Does Metacognition Make You Smarter?
Turns out, being metacognitive and using strategies to regulate and process thinking is related to intelligence. Research shows that people who use metacognitive knowledge and regulation are using processes referred to as metacomponents, or processes that govern cognitive workings. An important piece to metacomponents, and its link to intelligence, is the use of the knowledge to change or modify thinking.
One such example is that time you were reading and noticed something didn’t quite make sense. If you stopped and tried to figure it out, you’re on a higher intelligence scale than the reader who kept on reading. In fact, all strategies you use to do better with cognitive functioning, from how to figure out a tip or read a map, are metacomponents that more intelligent people use.

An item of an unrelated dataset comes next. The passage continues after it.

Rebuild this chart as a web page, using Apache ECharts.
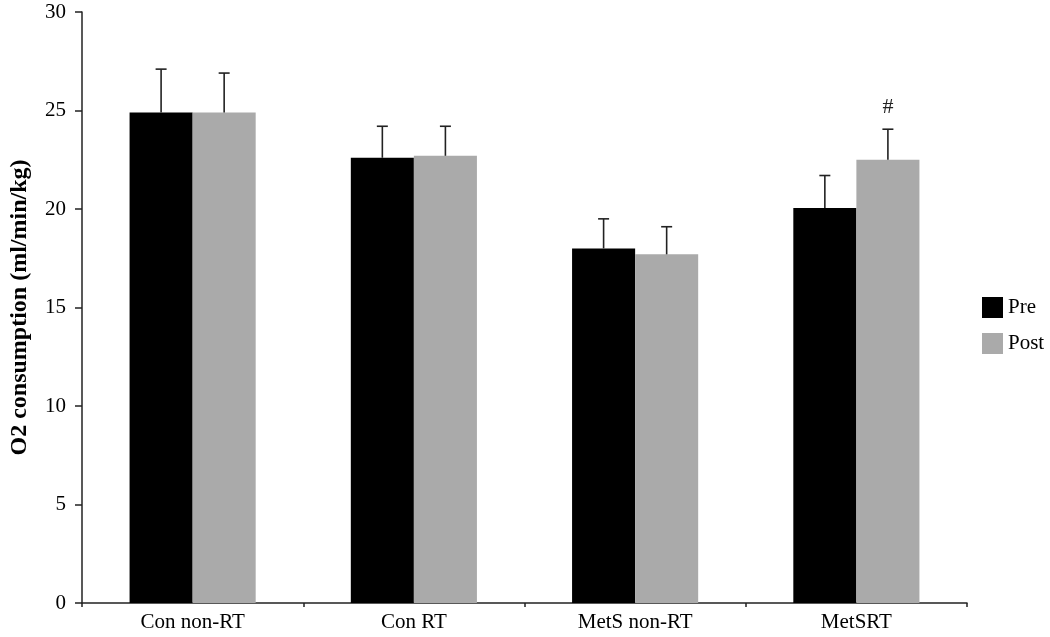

Charlie’s class is over and his students are walking out with a new understanding of their brains. Most students were already being metacognitive, or aware of their thoughts and thinking about them, from time to time. Examples of this can be planning a trip, studying for a test in a quiet space, and checking in on their understanding of something while they read.
After learning about the two kinds of metacognition, knowledge and regulation, most students walk away with a solid understanding of the two. Metacognitive knowledge is what you know about yourself as a thinker, and metacognitive regulation is what you do with that knowledge to make learning and thinking better. Metacognitive knowledge can actually be looked at in three different ways: person variables, which defines how individuals understand their own learning styles, strengths and weaknesses; task variables, when a person can predict and make a plan about how to complete a task; and strategy variables, applying knowledge of yourself as a learner to a learning process.
In fact, all Charlie’s students agree that they use person, task, and strategy variables just about every day. Charlie senses he has a class of intelligent students, one who use metacomponents, or processes that help them to be better thinkers. He’ll find out for sure tomorrow, when his students take a quiz on metacognition.